Most outlets also have correctly reported that the changes will make no difference to the vast majority of Cubans, who cannot afford such consumer goods on current wages.
But few have properly explained the reasons why, so, let’s give it a go.
Reason 1 is the fact that with few exceptions, most Cubans are paid depressingly low wages by the State, regardless of whether you are a doctor or a labourer. The average wage is about US$17.00 a month.
Reason 2 is the fact that wages in Cuba are paid by the State in ordinary pesos while the State sells imported goods in convertible pesos, which are worth about 25 times the value of an ordinary peso.
But there is a third reason: price gouging by the regime.

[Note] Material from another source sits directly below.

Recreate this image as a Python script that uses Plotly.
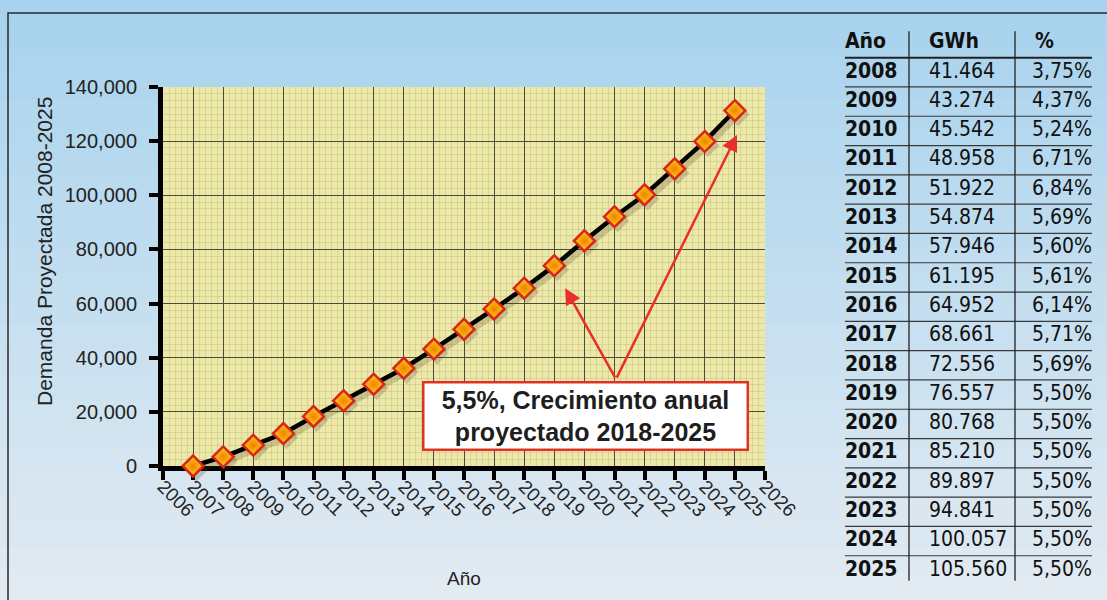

You see, the price of imported goods sold in State stores are outrageously high, as confirmed by this dispatch from Mary Murray, who heads the NBC’s Havana bureau.
As an example, Ms Murray reports that a 26" Panasonic flat screen television - which went on sale for the first time in Havana this week - sells to Cubans for 1,961 convertible pesos.
That’s about US$2,120, which NBC says is more than double the retail price in other countries.
So, what do you do if you are unhappy with the price? Pop down to the store down the street? Well, no. The regime owns all the stores and they all have exactly the same inflated prices.
In other words, not only does the State pay its workers a pitiful wage in a make-believe currency that is not accepted in its own shops, but then the State engages in what can only be described as profiteering on a grand scale. No, make that, on a criminal scale. Pure and simple.
In most other countries, such outrageous monopolistic behaviour would see the retailer before the courts and possibly facing a jail sentence, or at least a hefty fine.
In Cuba, under the Castro brothers, it’s called a “reform”.